There are risks associated with the use of FWB, including but not limited to increased risk of transfusion-transmitted infections (e.g., HIV, hepatitis B/C, syphilis), and an increased risk of clerical errors leading to major mismatch when ABO-identical WB is provided, due to the potentially chaotic conditions during which FWB is requested.

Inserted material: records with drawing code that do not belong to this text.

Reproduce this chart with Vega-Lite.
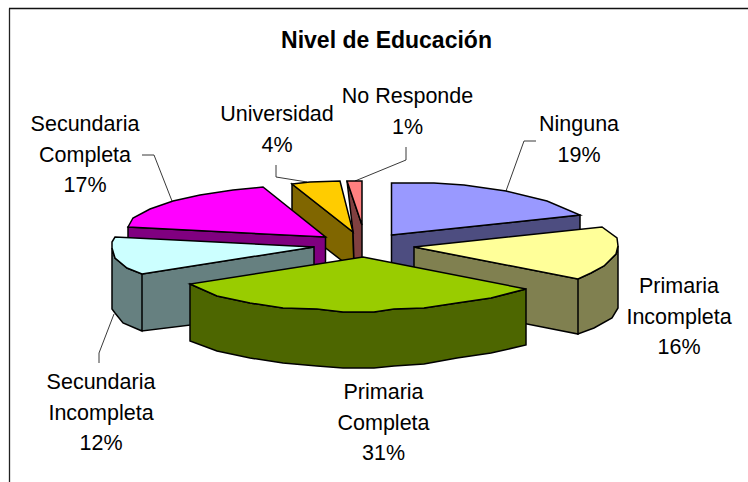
{
"$schema":"https://vega.github.io/schema/vega-lite/v6.json",
"width":748,"height":482,"padding":0,"autosize":{"type":"none"},"background":"white",
"config":{"view":{"stroke":null}},
"title":{"text":"Nivel de Educación","font":"Liberation Sans","fontSize":23,"fontWeight":"bold","color":"#000","anchor":"middle","offset":-71,"dx":12.5,"baseline":"alphabetic"},
"data":{"values":[
{"nivel":"Ninguna","porcentaje":19,"etiqueta":"Ninguna\n19%"},
{"nivel":"Universidad","porcentaje":4,"etiqueta":"Universidad\n4%"},
{"nivel":"No Responde","porcentaje":1,"etiqueta":"No Responde\n1%"},
{"nivel":"Secundaria Completa","porcentaje":17,"etiqueta":"Secundaria\nCompleta\n17%"},
{"nivel":"Secundaria Incompleta","porcentaje":12,"etiqueta":"Secundaria\nIncompleta\n12%"},
{"nivel":"Primaria Incompleta","porcentaje":16,"etiqueta":"Primaria\nIncompleta\n16%"},
{"nivel":"Primaria Completa","porcentaje":31,"etiqueta":"Primaria\nCompleta\n31%"}
]},
"resolve":{"scale":{"fill":"independent","shape":"independent"}},
"layer":[
{"data":{"values":[{}]},"mark":{"type":"rule","color":"#222","strokeWidth":1.3},"encoding":{"x":{"value":9.5},"y":{"value":8.5},"y2":{"value":482}}},
{"data":{"values":[{}]},"mark":{"type":"rule","color":"#111","strokeWidth":1.3},"encoding":{"y":{"value":8.5},"x":{"value":9},"x2":{"value":748}}},
{"transform":[{"filter":{"field":"nivel","oneOf":["Ninguna","Universidad","No Responde","Secundaria Completa","Secundaria Incompleta"]}}],
 "mark":{"type":"point","filled":false,"size":4,"opacity":1,"stroke":"#222","strokeWidth":0.9},
 "encoding":{"shape":{"field":"nivel","type":"nominal","legend":null,"scale":{"domain":["Ninguna","Universidad","No Responde","Secundaria Completa","Secundaria Incompleta"],"range":[
 "M132,-50 L150,-100 L162,-100","M-98,-76 L-98,-64 L-67,-59","M32,-94 L32,-81 L-19,-60","M-232,-86 L-220,-86 L-202,-40","M-275,122 L-275,112 L-260,73"]}}}},
{"mark":{"type":"point","filled":true,"size":4,"opacity":1,"stroke":"#000","strokeWidth":1.5,"strokeJoin":"miter"},
 "encoding":{
 "fill":{"field":"nivel","type":"nominal","legend":null,"scale":{"domain":["Ninguna","Universidad","No Responde","Secundaria Completa","Secundaria Incompleta","Primaria Incompleta","Primaria Completa"],"range":["#4D4D80","#806600","#804040","#800080","#668080","#808050","#4D6600"]}},
 "shape":{"field":"nivel","type":"nominal","legend":null,"scale":{"domain":["Ninguna","Universidad","No Responde","Secundaria Completa","Secundaria Incompleta","Primaria Incompleta","Primaria Completa"],"range":[
 "M17.5,-6 L206,-26 L206,9 L17.5,29 Z",
 "M-82,-57 L-21,-9 L-20,29 L-82,-19 Z",
 "M-27,-60 L-12,-16 L-12,21 L-20,21 L-21,-9 Z",
 "M-246,-14 L-48.5,-4 L-48.5,31 L-246,21 Z",
 "M-232,33 L-60,6 L-60,69 L-232,90 Z M-232,33 L-247,27 L-259,17 L-262,7 L-262,68 L-259,72 L-251,82 L-232,90 Z",
 "M40,6 L204,38 L204,93 L40,61 Z M204,38 L217,32 L230,25 L242,13 L244,5 L244,67 L238,77 L220,87 L204,93 Z",
 "M152,48 L117,57 L83,62 L50,67 L20,68 L0,71 L-31,71 L-57,68 L-91,67 L-124,62 L-157,55 L-184,43 L-184,100 L-157,110 L-124,117 L-91,122 L-57,125 L-31,127 L0,127 L20,125 L50,123 L83,117 L117,112 L152,104 Z"]}}}},
{"mark":{"type":"point","filled":true,"size":4,"opacity":1,"stroke":"#000","strokeWidth":1.5,"strokeJoin":"miter"},
 "encoding":{
 "fill":{"field":"nivel","type":"nominal","legend":null,"scale":{"domain":["Ninguna","Universidad","No Responde","Secundaria Completa","Secundaria Incompleta","Primaria Incompleta","Primaria Completa"],"range":["#9999FF","#FFCC00","#FF8080","#FF00FF","#CCFFFF","#FFFF99","#99CC00"]}},
 "shape":{"field":"nivel","type":"nominal","legend":null,"scale":{"domain":["Ninguna","Universidad","No Responde","Secundaria Completa","Secundaria Incompleta","Primaria Incompleta","Primaria Completa"],"range":[
 "M17.5,-58 L60,-58 L90,-56 L132,-50 L173,-40 L206,-26 L17.5,-6 Z",
 "M-82,-57 L-64,-59 L-34,-60 L-21,-9 Z",
 "M-27,-60 L-12,-60 L-12,-16 Z",
 "M-246,-14 L-241,-23 L-224,-32 L-201,-40 L-174,-46 L-141,-51 L-111,-54 L-48.5,-4 Z",
 "M-259,-4 L-60,6 L-232,33 L-247,27 L-259,17 L-262,7 L-262,1 Z",
 "M40,6 L228,-14 L243,-3 L244,5 L242,13 L230,25 L217,32 L204,38 Z",
 "M-11,16 L152,48 L117,57 L83,62 L50,67 L20,68 L0,71 L-31,71 L-57,68 L-91,67 L-124,62 L-157,55 L-184,43 Z"]}}}},
{"transform":[{"filter":{"field":"nivel","equal":"Ninguna"}}],"mark":{"type":"text","font":"Liberation Sans","fontSize":21.5,"lineHeight":30.5,"lineBreak":"\n","align":"center","baseline":"alphabetic","color":"#000","dx":205,"dy":-110},"encoding":{"text":{"field":"etiqueta"}}},
{"transform":[{"filter":{"field":"nivel","equal":"Primaria Incompleta"}}],"mark":{"type":"text","font":"Liberation Sans","fontSize":21.5,"lineHeight":30.5,"lineBreak":"\n","align":"center","baseline":"alphabetic","color":"#000","dx":305,"dy":52},"encoding":{"text":{"field":"etiqueta"}}},
{"transform":[{"filter":{"field":"nivel","equal":"Primaria Completa"}}],"mark":{"type":"text","font":"Liberation Sans","fontSize":21.5,"lineHeight":30.5,"lineBreak":"\n","align":"center","baseline":"alphabetic","color":"#000","dx":9.5,"dy":158},"encoding":{"text":{"field":"etiqueta"}}},
{"transform":[{"filter":{"field":"nivel","equal":"Secundaria Incompleta"}}],"mark":{"type":"text","font":"Liberation Sans","fontSize":21.5,"lineHeight":30.5,"lineBreak":"\n","align":"center","baseline":"alphabetic","color":"#000","dx":-273,"dy":148},"encoding":{"text":{"field":"etiqueta"}}},
{"transform":[{"filter":{"field":"nivel","equal":"Secundaria Completa"}}],"mark":{"type":"text","font":"Liberation Sans","fontSize":21.5,"lineHeight":30.5,"lineBreak":"\n","align":"center","baseline":"alphabetic","color":"#000","dx":-289,"dy":-110},"encoding":{"text":{"field":"etiqueta"}}},
{"transform":[{"filter":{"field":"nivel","equal":"Universidad"}}],"mark":{"type":"text","font":"Liberation Sans","fontSize":21.5,"lineHeight":30.5,"lineBreak":"\n","align":"center","baseline":"alphabetic","color":"#000","dx":-97,"dy":-120},"encoding":{"text":{"field":"etiqueta"}}},
{"transform":[{"filter":{"field":"nivel","equal":"No Responde"}}],"mark":{"type":"text","font":"Liberation Sans","fontSize":21.5,"lineHeight":30.5,"lineBreak":"\n","align":"center","baseline":"alphabetic","color":"#000","dx":33.5,"dy":-138},"encoding":{"text":{"field":"etiqueta"}}}
]}
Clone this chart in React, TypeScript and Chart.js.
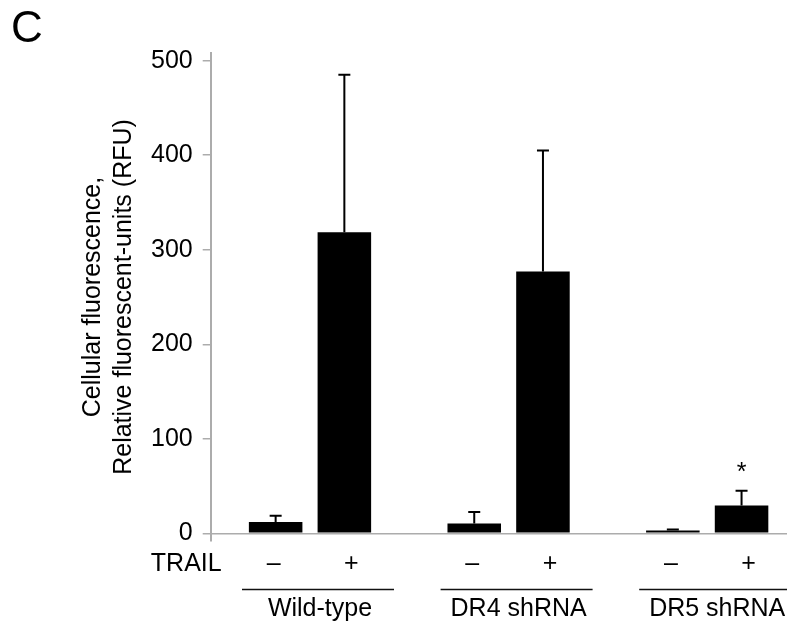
import React, { useEffect, useRef } from "react";
import { Chart, registerables } from "chart.js";

Chart.register(...registerables);

// ---- data ----
const categories = ["Wild-type", "DR4 shRNA", "DR5 shRNA"];
const trailLabels = ["–", "+"];
const minusValues = [12, 10.5, 3];
const plusValues = [318.5, 277, 29.5];
const minusErrors = [6.5, 12, 1];
const plusErrors = [166.5, 128, 15.5];
const plusMarks = ["", "", "*"];
const yTicks = [0, 100, 200, 300, 400, 500];
const yTitle = ["Cellular fluorescence,", "Relative fluorescent-units (RFU)"];
const panelLabel = "C";
const rowLabel = "TRAIL";

const FONT = '"Liberation Sans", Arial, Helvetica, sans-serif';
const AXIS_GRAY = "#acacac";
const TEXT_SIZE = 25;

const annotate = {
  id: "annotate",
  afterDatasetsDraw(chart: any) {
    const ctx = chart.ctx;
    const y = chart.scales.y;
    const errs = [minusErrors, plusErrors];
    ctx.save();
    ctx.strokeStyle = "#000";
    ctx.lineWidth = 2;
    chart.data.datasets.forEach((ds: any, di: number) => {
      const meta = chart.getDatasetMeta(di);
      meta.data.forEach((bar: any, i: number) => {
        const v = ds.data[i];
        const yTop = y.getPixelForValue(v + errs[di][i]);
        const yVal = y.getPixelForValue(v);
        const x = bar.x;
        ctx.beginPath();
        ctx.moveTo(x, yVal);
        ctx.lineTo(x, yTop);
        ctx.moveTo(x - 6, yTop);
        ctx.lineTo(x + 6, yTop);
        ctx.stroke();
      });
    });
    ctx.restore();
  },
  afterDraw(chart: any) {
    const ctx = chart.ctx;
    const xs = chart.scales.x;
    const y = chart.scales.y;
    const area = chart.chartArea;
    ctx.save();
    ctx.fillStyle = "#000";
    ctx.textBaseline = "alphabetic";

    // panel letter
    ctx.font = `44px ${FONT}`;
    ctx.textAlign = "left";
    ctx.fillText(panelLabel, 3, 33.5);

    // TRAIL row
    ctx.font = `${TEXT_SIZE}px ${FONT}`;
    ctx.textAlign = "right";
    const rowBase = area.bottom + 30;
    ctx.fillText(rowLabel, area.left + 11, rowBase);
    ctx.textAlign = "center";
    const offs = [-2, 7];
    for (let di = 0; di < 2; di++) {
      const meta = chart.getDatasetMeta(di);
      meta.data.forEach((bar: any) => {
        ctx.fillText(trailLabels[di], bar.x + offs[di], rowBase);
      });
    }

    // group lines and names
    ctx.strokeStyle = "#111";
    ctx.lineWidth = 1.5;
    categories.forEach((name, i) => {
      const cx = xs.getPixelForValue(i);
      ctx.beginPath();
      ctx.moveTo(cx - 68, area.bottom + 48.5);
      ctx.lineTo(cx + 84, area.bottom + 48.5);
      ctx.stroke();
      ctx.fillText(name, cx + 10, area.bottom + 75);
    });

    // significance marks
    const pm = chart.getDatasetMeta(1);
    pm.data.forEach((bar: any, i: number) => {
      if (!plusMarks[i]) return;
      const yTop = y.getPixelForValue(plusValues[i] + plusErrors[i]);
      ctx.fillText(plusMarks[i], bar.x, yTop - 11);
    });
    ctx.restore();
  },
};

export default function App() {
  const ref = useRef<HTMLCanvasElement | null>(null);
  useEffect(() => {
    if (!ref.current) return;
    const chart = new Chart(ref.current, {
      type: "bar",
      data: {
        labels: categories,
        datasets: [
          {
            label: "TRAIL –",
            data: minusValues,
            backgroundColor: "#000",
            borderWidth: 0,
            categoryPercentage: 0.692,
            barPercentage: 0.779,
          },
          {
            label: "TRAIL +",
            data: plusValues,
            backgroundColor: "#000",
            borderWidth: 0,
            categoryPercentage: 0.692,
            barPercentage: 0.779,
          },
        ],
      },
      options: {
        responsive: false,
        animation: false,
        layout: { padding: { left: 0, right: 1.5, top: 45, bottom: 0 } },
        plugins: {
          legend: { display: false },
          tooltip: { enabled: false },
          title: { display: false },
        },
        scales: {
          x: {
            type: "category",
            offset: true,
            grid: { display: false },
            border: { display: false },
            ticks: { display: false },
            afterFit: (s: any) => {
              s.height = 86;
            },
          },
          y: {
            type: "linear",
            min: -8.1,
            max: 508.1,
            afterBuildTicks: (s: any) => {
              s.ticks = yTicks.map((v) => ({ value: v }));
            },
            afterFit: (s: any) => {
              s.width = 202.7;
            },
            ticks: {
              color: "#000",
              font: { family: FONT, size: TEXT_SIZE },
              padding: 10,
              callback: (v: any) => String(v),
            },
            grid: {
              drawOnChartArea: true,
              color: (c: any) => (c.tick && c.tick.value === 0 ? AXIS_GRAY : "rgba(0,0,0,0)"),
              tickColor: AXIS_GRAY,
              tickLength: 8,
              lineWidth: 1.5,
            },
            border: { display: true, color: AXIS_GRAY, width: 2 },
            title: {
              display: true,
              text: yTitle,
              color: "#000",
              font: { family: FONT, size: TEXT_SIZE, lineHeight: 1.224 },
              padding: { top: 70, bottom: 0 },
            },
          },
        },
      },
      plugins: [annotate],
    });
    return () => chart.destroy();
  }, []);
  return (
    <div style={{ width: 787, height: 619, overflow: "hidden" }}>
      <canvas ref={ref} width={800} height={619} style={{ display: "block" }} />
    </div>
  );
}
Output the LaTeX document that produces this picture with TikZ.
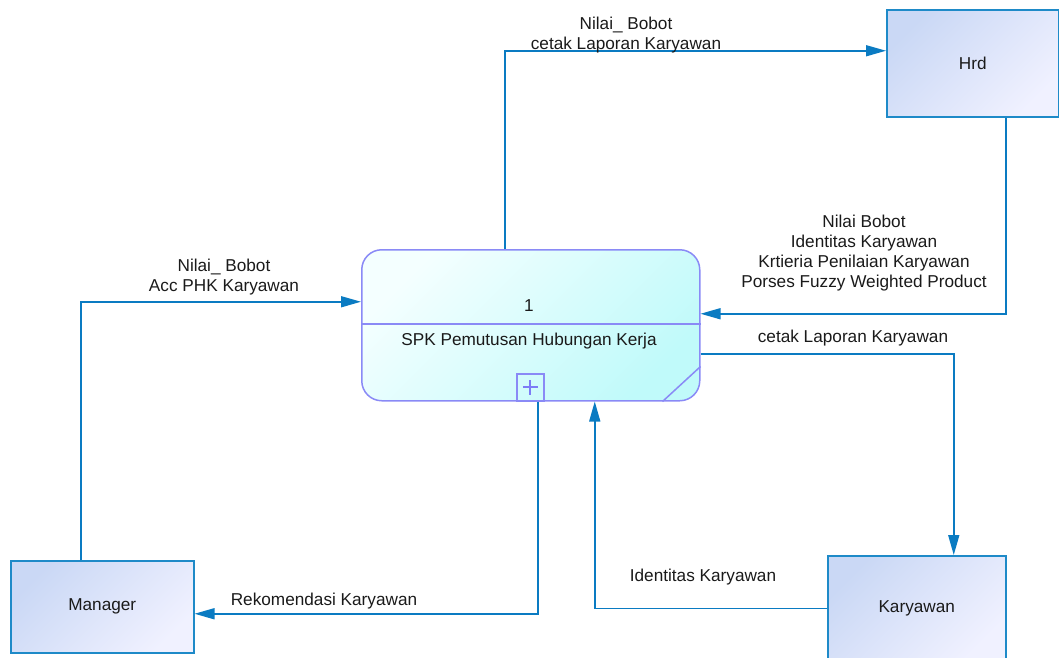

Additionally, field conditions are inherently unsanitary and are presumed to increase the risk of bacterial contamination of the blood. Recent history with approximately 10,000 FWB transfusions to U.S. personnel during OIF/OEF have resulted in one Hepatitis C (HCV), one Human T-Lymphocyte Virus (HTLV) seroconversion, and one fatal case of transfusion-associated graft-versus host disease that was potentially due to a FWB transfusion.4 FWB is not FDA-approved and is not intended or indicated for routine use. It is NOT appropriate, as a matter of convenience, to use FWB as an alternative to more stringently controlled blood products for patients who do not have severe, immediately life-threatening injuries. FWB is to be used only when other blood products cannot be delivered at an acceptable rate to sustain the resuscitation of an actively bleeding patient, when specific stored products are not available (e.g., SWB, RBCs, FFP, PLTs, Cryo), or when stored components are not adequately resuscitating a patient with an immediately life-threatening injury. FWB should not routinely be collected from pre-screened donors as a way to maintain a routine inventory of WBB-SWB products. In other words, the use of WBB for collection of FWB is for emergency use only. It should be noted that studies of FWB donors have not documented significant decrements in military-relevant task performance following donation. Thus, concerns that FWB collections will adversely affect mission outcomes have not been substantiated and should not preclude WBB activation when conditions for FWB use are met.18
In patients receiving LTOWB (SWB or FWB), every effort should be made to obtain a pre-transfusion blood sample in order to establish the original blood group. If blood samples are obtained after transfusion with LTOWB, it may be impossible to definitively establish a patient’s blood group with the equipment available in the deployed setting. As a result, patients of unknown blood group receiving LTOWB will continue to receive LTOWB or group O RBC units for their acute transfusion requirements for up to a month following admission. This can deplete inventories of LTOWB and group O RBCs.